- TASK STATEMENT -
From the first line of the listing below to the line with "const xTicks = [100, 200, 300, 400, 500, 600];", print each line exactly, and nothing more. Leave out the pictures.

--- --- ---

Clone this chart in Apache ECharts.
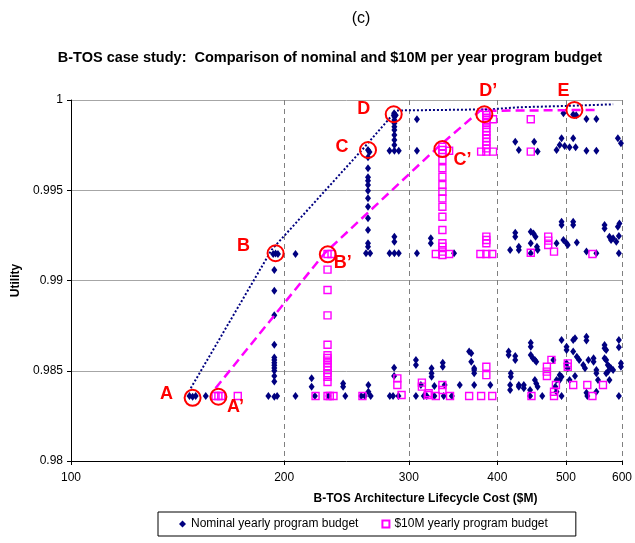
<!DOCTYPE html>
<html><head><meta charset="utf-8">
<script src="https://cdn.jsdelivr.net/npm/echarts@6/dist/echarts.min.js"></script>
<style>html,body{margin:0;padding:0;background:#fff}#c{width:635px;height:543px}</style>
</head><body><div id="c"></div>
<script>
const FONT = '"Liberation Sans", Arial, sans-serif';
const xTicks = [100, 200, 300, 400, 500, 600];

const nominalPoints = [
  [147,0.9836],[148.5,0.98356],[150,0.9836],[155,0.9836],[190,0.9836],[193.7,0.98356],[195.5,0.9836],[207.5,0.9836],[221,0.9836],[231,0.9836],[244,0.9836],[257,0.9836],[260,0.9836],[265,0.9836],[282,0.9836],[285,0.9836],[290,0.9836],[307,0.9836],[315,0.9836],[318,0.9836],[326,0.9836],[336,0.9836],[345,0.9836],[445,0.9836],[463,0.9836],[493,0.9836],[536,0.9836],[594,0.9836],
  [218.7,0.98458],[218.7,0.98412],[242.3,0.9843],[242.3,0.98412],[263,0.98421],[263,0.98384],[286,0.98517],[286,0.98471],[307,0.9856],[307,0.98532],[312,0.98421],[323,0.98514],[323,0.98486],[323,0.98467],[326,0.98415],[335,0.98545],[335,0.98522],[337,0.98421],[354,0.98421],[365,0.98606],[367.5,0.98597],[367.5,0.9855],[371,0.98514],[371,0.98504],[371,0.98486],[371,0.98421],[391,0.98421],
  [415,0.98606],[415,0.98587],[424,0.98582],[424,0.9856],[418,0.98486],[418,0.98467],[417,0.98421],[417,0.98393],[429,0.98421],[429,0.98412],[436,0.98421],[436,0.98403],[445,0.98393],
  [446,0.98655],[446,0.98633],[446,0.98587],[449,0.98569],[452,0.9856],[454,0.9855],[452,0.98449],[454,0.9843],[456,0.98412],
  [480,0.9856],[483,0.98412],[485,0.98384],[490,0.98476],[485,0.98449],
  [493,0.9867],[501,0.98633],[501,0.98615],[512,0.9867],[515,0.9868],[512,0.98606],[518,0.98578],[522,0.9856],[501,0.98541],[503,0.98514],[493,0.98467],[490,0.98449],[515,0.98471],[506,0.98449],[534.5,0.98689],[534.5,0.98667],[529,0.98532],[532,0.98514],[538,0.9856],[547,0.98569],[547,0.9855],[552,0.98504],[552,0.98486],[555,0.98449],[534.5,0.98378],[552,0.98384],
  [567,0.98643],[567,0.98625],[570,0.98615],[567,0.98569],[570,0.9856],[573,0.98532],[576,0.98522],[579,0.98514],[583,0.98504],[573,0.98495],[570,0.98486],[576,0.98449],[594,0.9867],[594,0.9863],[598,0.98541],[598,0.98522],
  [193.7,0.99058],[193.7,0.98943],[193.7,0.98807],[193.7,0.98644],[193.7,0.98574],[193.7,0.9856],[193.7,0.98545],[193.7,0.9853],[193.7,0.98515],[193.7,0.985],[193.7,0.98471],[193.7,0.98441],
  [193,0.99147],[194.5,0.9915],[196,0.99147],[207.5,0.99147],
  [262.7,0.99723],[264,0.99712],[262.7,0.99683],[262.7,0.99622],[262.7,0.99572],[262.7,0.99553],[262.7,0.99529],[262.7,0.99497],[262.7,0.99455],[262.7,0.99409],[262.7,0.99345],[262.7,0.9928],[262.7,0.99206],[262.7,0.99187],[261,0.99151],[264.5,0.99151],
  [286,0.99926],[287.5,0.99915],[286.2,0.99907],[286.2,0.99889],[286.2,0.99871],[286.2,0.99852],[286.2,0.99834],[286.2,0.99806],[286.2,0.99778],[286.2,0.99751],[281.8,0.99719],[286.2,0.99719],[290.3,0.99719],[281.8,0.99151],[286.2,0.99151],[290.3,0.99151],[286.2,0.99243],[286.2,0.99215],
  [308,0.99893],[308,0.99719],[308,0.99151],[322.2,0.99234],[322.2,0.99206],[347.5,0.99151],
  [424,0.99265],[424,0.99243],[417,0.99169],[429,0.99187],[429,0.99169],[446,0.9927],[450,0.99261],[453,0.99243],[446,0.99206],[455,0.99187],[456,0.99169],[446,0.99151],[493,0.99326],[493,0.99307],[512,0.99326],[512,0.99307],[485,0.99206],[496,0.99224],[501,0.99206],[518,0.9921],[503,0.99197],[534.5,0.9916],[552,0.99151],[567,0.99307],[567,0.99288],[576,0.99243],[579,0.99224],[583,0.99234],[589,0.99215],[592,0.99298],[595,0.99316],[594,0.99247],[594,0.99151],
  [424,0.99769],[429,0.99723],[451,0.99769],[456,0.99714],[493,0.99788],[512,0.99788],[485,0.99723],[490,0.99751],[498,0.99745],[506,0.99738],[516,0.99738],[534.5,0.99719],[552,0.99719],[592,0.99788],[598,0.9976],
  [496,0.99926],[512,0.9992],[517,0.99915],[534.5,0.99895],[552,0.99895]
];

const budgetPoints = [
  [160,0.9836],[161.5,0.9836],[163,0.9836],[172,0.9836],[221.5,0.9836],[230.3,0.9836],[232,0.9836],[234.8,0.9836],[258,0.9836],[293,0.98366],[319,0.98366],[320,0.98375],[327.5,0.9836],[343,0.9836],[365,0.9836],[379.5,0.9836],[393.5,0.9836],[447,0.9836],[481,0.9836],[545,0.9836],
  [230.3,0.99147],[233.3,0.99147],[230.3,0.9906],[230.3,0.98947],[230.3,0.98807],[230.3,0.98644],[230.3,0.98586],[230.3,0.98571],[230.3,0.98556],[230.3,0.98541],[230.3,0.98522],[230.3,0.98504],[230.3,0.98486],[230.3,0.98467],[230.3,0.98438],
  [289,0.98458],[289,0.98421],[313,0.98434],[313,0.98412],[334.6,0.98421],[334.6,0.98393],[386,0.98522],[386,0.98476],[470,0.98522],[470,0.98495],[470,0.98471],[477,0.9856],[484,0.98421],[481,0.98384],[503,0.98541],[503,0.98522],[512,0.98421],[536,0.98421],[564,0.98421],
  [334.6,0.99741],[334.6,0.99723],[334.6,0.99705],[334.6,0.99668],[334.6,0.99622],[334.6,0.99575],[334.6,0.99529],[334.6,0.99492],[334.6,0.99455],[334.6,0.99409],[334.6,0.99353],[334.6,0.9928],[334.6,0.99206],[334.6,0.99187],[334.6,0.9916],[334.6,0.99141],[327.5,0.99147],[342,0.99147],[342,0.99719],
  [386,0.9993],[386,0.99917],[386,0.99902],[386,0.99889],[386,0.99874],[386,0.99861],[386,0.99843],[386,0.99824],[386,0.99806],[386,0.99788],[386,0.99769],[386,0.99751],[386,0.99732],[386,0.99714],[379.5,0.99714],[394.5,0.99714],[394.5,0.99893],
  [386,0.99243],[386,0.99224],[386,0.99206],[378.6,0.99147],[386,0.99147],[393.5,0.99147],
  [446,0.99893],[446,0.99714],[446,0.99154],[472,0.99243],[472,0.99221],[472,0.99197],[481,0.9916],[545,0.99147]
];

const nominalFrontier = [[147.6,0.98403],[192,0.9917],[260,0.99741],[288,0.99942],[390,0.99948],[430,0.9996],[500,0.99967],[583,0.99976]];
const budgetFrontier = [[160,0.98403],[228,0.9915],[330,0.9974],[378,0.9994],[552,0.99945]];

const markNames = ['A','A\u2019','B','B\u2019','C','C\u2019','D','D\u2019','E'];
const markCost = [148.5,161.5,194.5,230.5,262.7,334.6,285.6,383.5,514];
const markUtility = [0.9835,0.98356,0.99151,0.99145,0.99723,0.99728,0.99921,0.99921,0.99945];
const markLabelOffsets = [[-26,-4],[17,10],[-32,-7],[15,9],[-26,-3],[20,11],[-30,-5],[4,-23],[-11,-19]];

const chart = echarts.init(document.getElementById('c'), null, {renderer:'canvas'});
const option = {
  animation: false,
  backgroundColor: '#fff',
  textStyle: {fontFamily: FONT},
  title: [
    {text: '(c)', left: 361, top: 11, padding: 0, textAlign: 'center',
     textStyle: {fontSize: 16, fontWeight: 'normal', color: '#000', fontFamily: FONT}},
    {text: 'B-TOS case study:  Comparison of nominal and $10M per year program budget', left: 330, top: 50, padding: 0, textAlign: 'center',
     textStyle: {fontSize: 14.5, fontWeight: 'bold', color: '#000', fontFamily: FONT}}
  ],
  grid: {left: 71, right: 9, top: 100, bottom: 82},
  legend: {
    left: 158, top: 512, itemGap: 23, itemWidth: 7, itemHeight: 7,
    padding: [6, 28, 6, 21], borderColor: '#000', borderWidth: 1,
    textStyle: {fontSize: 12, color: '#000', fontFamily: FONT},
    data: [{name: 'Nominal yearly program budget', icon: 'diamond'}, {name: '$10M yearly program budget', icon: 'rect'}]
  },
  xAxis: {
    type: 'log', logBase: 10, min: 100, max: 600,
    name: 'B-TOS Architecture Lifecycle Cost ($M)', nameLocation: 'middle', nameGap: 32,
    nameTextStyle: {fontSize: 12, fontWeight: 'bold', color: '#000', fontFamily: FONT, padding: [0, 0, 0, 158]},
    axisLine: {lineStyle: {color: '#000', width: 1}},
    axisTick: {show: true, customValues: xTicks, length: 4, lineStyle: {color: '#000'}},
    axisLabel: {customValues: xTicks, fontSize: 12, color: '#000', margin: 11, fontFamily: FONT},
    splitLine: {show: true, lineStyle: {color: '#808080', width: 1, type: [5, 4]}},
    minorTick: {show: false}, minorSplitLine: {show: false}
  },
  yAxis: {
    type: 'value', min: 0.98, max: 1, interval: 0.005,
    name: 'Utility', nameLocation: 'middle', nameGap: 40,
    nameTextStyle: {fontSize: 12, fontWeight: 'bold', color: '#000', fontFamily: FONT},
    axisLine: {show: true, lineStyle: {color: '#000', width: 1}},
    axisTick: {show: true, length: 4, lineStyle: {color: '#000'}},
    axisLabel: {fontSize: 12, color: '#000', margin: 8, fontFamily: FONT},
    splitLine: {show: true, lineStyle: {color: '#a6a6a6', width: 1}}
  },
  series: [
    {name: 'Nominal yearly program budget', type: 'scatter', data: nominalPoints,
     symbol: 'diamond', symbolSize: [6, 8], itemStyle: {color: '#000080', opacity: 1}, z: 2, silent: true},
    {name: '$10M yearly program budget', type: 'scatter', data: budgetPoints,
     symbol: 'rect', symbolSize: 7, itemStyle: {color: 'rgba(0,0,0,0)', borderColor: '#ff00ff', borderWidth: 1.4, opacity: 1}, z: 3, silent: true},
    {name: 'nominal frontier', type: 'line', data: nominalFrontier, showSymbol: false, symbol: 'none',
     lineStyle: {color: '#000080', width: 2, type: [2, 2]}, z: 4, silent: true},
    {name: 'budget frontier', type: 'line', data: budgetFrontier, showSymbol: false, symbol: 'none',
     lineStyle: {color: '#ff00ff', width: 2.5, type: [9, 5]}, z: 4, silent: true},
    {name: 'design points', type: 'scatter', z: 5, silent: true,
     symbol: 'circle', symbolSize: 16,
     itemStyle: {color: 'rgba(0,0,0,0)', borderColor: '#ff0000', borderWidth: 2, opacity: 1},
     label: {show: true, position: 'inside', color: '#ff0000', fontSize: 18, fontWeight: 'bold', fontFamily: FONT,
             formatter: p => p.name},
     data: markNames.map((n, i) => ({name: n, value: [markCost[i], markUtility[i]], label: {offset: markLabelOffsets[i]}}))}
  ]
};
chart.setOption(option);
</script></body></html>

--- --- ---

- CORRECT RESULT -
Clone this chart in Apache ECharts.
<!DOCTYPE html>
<html><head><meta charset="utf-8">
<script src="https://cdn.jsdelivr.net/npm/echarts@6/dist/echarts.min.js"></script>
<style>html,body{margin:0;padding:0;background:#fff}#c{width:635px;height:543px}</style>
</head><body><div id="c"></div>
<script>
const FONT = '"Liberation Sans", Arial, sans-serif';
const xTicks = [100, 200, 300, 400, 500, 600];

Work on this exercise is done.